Lastly, my fiction. This is the work I value most, but where I have been least successful, though all the short stories I’ve ever written have been published. My fiction has usually been written slowly, painstakingly. I keep revisiting what I’ve written to check vocabulary, readability and continuity.  My two best stories, “The Word”, which has been republished in Setu (http://www.setumag.com/2016/07/the-word-short-story.html), and “Himmelstein” (http://interlitq.org/issue6/john_thieme/job.php), a story about an English couple in the South of France, imagining an elusive stranger who appears to have stayed in their hotel, took a long time to write. I also spent ages writing Cabinets of Curiosities, a Condition of England novel that masquerades as a mystery. I think this is the best piece of writing I’ve ever completed. Working on it was pure pleasure, an end in itself, but after finishing it, the urge to share it through publication did emerge and at the time of writing, it has still to find an appropriate publisher.

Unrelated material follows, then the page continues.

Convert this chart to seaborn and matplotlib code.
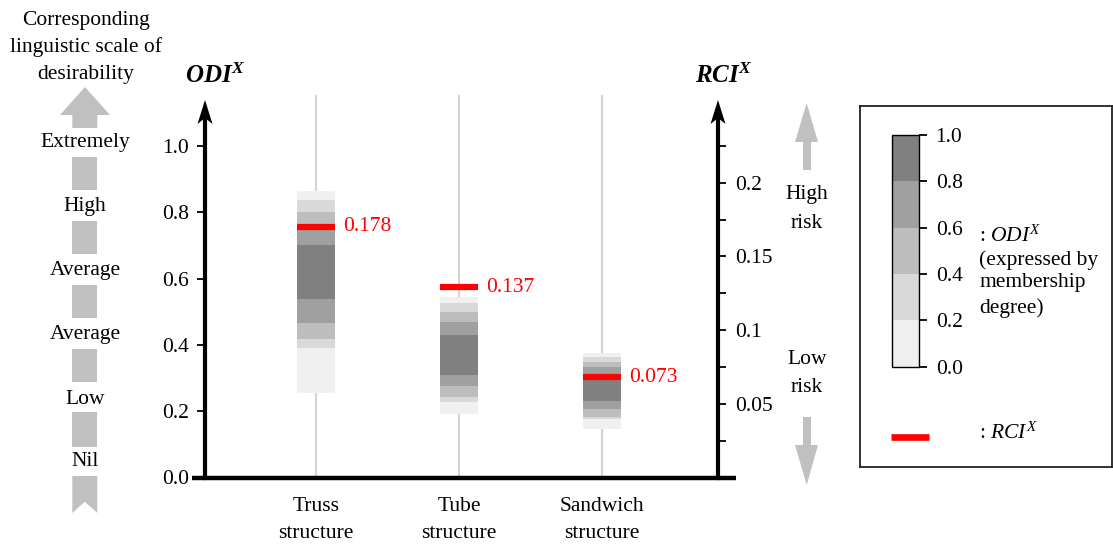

In addition to being asked “Why do I write?”, I’m sometimes asked if I write quickly. This varies, but, except when I’m writing fiction, I’m fortunate in usually being able to achieve a fair standard fairly swiftly. As a young lecturer in Guyana, South America, I used to write regular feature articles for one of the country’s national Sunday papers. Doing this as a “spare-time” pursuit meant I had to write quickly and succinctly, and I would regularly complete a 1,000-word piece in half a day. A boy with a bicycle would come to collect my copy and on a couple of occasions, when I hadn’t quite finished, he would wait for me to do so. This self-inflicted crash course in speed writing has stood me in good stead over the years, though, when I’m asked how long it takes me to complete a serious academic article, I have to answer it has varied: from three days to two years!  And how long did it take me to write the present piece? I’ve been dreaming and misplaced my wristwatch.